Start Working data

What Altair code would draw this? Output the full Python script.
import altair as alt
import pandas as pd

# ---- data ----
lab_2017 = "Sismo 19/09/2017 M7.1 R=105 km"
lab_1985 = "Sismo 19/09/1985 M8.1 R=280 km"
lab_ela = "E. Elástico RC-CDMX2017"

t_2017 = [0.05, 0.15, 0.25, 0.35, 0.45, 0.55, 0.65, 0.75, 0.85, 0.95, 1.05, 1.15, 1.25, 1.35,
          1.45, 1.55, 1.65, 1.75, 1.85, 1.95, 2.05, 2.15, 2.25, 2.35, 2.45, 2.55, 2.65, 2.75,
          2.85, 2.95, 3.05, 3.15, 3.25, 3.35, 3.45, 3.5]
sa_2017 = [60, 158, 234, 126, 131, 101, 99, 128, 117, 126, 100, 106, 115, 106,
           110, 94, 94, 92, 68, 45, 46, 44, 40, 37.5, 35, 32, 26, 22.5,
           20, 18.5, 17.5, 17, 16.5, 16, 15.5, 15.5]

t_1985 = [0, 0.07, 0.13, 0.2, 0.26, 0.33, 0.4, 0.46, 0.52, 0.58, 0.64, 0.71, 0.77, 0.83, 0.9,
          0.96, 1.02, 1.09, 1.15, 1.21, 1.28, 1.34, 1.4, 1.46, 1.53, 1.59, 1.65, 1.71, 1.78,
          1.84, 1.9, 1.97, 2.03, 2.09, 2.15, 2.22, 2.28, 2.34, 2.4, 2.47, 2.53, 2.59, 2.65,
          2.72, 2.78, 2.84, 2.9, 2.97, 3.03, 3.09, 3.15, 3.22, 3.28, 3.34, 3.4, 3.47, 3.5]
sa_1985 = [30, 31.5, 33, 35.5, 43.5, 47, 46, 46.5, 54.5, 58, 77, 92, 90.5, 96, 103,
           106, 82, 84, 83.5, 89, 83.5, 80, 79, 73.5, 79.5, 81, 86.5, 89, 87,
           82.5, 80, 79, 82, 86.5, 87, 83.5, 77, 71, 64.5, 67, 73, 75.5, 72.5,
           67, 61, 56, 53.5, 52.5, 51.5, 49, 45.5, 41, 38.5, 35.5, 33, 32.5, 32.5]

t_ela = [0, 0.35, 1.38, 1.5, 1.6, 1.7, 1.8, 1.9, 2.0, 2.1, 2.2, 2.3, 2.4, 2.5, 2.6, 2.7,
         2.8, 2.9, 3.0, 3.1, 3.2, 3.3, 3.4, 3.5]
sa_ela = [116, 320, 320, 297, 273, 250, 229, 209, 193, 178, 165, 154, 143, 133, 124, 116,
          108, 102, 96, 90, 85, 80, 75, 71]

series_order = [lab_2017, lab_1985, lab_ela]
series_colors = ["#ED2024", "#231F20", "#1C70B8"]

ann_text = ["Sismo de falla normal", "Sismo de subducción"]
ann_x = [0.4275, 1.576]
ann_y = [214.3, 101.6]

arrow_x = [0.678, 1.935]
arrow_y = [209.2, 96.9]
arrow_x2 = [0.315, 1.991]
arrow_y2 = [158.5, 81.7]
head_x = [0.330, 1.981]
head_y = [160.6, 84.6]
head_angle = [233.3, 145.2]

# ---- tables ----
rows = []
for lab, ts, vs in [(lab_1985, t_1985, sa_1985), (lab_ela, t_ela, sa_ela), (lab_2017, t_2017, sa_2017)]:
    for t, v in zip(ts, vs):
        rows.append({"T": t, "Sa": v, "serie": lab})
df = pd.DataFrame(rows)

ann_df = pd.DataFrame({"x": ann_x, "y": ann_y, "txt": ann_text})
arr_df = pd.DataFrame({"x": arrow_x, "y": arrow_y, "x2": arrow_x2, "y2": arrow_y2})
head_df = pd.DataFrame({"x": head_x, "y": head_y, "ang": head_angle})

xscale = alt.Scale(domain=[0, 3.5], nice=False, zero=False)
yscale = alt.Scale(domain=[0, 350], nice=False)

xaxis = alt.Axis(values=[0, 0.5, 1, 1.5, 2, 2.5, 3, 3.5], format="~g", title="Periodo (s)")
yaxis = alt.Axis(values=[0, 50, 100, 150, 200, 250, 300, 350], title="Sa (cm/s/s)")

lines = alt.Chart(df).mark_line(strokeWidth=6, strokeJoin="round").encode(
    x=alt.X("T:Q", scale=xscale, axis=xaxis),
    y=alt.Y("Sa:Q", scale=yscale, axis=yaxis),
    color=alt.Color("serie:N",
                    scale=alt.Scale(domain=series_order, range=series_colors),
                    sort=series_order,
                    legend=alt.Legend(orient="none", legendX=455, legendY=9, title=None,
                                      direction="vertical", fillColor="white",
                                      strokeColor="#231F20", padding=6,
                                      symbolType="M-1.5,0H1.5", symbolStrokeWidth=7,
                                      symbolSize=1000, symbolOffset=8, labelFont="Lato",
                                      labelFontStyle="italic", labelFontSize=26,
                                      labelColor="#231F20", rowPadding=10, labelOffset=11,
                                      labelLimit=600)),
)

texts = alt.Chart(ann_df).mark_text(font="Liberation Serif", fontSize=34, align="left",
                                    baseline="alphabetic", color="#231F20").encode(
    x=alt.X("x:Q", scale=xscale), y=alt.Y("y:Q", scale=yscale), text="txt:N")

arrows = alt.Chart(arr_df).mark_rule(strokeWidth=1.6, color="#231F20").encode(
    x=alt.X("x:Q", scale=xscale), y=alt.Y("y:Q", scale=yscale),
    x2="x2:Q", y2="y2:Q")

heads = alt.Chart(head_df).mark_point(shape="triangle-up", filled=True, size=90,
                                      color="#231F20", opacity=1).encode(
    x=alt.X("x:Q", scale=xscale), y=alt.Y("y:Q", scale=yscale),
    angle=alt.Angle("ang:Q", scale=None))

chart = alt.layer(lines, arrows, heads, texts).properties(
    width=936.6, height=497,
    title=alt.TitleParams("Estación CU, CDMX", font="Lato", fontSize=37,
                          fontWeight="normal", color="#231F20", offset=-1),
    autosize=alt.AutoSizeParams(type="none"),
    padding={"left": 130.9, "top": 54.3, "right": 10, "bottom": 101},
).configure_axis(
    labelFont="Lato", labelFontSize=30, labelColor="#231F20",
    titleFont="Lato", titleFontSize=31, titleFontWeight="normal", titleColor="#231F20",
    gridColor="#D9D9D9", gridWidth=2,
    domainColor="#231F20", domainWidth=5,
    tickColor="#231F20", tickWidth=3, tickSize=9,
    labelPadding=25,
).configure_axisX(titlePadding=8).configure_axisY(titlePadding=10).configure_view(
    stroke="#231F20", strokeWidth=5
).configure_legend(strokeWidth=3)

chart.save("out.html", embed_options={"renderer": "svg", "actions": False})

End Working data
Start Working data

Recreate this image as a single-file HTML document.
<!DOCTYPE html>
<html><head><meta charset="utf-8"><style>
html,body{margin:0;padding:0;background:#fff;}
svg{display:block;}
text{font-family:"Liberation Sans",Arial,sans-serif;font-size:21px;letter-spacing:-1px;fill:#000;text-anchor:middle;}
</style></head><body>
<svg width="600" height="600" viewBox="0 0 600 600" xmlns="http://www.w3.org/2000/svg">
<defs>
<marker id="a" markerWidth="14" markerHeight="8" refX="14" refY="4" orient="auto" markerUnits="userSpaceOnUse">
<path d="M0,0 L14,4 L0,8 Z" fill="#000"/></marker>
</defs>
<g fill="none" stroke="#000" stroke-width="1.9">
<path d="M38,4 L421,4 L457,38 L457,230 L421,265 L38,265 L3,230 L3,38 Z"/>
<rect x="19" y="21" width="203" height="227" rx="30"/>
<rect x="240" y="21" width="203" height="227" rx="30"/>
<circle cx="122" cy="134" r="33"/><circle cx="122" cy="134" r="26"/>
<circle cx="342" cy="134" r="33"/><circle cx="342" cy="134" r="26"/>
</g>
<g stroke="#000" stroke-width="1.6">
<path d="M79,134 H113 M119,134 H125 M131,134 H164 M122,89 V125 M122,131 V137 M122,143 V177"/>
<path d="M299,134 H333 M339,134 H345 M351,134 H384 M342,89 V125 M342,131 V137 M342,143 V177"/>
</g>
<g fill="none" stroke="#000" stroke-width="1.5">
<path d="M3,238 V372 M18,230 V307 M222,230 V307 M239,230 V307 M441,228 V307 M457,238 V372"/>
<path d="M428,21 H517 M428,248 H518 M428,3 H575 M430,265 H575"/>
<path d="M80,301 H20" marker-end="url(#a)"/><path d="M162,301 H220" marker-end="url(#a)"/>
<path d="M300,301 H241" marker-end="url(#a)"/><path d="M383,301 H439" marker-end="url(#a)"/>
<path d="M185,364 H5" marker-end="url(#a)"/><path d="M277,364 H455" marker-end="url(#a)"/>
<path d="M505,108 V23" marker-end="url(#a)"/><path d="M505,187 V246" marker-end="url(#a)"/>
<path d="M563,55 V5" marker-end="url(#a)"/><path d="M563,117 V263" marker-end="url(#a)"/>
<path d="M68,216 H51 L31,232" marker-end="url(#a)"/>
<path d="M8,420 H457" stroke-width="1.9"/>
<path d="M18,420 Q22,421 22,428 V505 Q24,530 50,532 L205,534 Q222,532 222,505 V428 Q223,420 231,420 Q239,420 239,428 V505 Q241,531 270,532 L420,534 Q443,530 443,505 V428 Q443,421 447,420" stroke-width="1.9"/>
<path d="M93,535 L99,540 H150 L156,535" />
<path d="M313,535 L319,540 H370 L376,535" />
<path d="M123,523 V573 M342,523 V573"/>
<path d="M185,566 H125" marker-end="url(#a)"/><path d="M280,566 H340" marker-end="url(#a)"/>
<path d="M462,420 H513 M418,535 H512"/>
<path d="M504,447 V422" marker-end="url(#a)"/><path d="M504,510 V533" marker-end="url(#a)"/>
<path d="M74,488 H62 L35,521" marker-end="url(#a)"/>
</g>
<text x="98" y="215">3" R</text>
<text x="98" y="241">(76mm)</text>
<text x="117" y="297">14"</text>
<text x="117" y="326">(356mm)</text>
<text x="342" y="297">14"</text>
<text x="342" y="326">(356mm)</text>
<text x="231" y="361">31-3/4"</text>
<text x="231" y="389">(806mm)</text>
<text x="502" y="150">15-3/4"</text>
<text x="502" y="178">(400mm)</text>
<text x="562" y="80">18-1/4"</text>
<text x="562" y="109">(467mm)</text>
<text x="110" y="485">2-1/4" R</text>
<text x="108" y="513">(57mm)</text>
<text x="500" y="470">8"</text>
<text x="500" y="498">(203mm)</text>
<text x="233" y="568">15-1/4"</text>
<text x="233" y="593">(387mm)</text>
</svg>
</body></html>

End Working data
Start Working data

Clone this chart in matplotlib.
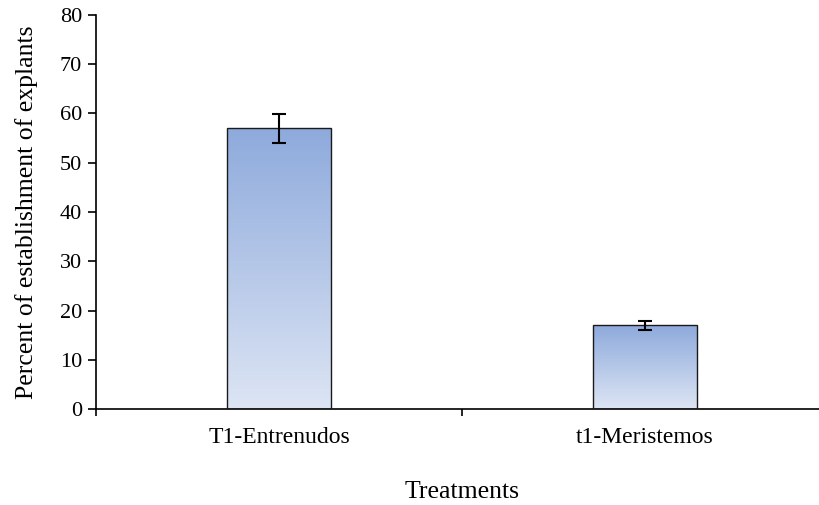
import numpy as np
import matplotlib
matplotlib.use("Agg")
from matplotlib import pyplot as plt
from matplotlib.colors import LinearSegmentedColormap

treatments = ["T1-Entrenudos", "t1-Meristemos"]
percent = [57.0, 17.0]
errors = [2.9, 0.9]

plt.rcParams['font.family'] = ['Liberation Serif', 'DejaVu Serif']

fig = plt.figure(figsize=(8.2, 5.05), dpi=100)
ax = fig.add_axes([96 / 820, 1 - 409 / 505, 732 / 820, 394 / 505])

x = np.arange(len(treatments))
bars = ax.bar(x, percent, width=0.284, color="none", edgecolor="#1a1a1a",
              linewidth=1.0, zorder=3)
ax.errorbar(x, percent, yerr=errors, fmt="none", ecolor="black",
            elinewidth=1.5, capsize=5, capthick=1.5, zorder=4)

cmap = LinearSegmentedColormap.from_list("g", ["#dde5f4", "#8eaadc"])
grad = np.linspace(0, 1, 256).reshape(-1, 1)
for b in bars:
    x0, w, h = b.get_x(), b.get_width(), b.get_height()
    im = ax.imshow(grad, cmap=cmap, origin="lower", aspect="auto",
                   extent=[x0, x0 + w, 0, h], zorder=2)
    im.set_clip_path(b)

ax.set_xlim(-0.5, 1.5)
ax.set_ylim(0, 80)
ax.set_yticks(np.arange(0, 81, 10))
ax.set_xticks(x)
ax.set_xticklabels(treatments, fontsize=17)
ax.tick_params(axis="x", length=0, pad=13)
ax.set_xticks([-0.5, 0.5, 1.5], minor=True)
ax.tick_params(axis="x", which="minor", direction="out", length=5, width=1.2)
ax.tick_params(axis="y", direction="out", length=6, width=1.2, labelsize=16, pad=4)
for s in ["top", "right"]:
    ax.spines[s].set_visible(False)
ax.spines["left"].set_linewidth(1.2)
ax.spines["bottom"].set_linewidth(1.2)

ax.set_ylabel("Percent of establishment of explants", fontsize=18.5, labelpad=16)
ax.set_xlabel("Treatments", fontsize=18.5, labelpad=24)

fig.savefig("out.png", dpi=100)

End Working data

**Exercise goal**:
Reply with nothing except the number of lines in the listing above that include "this".

**Correct result**:
3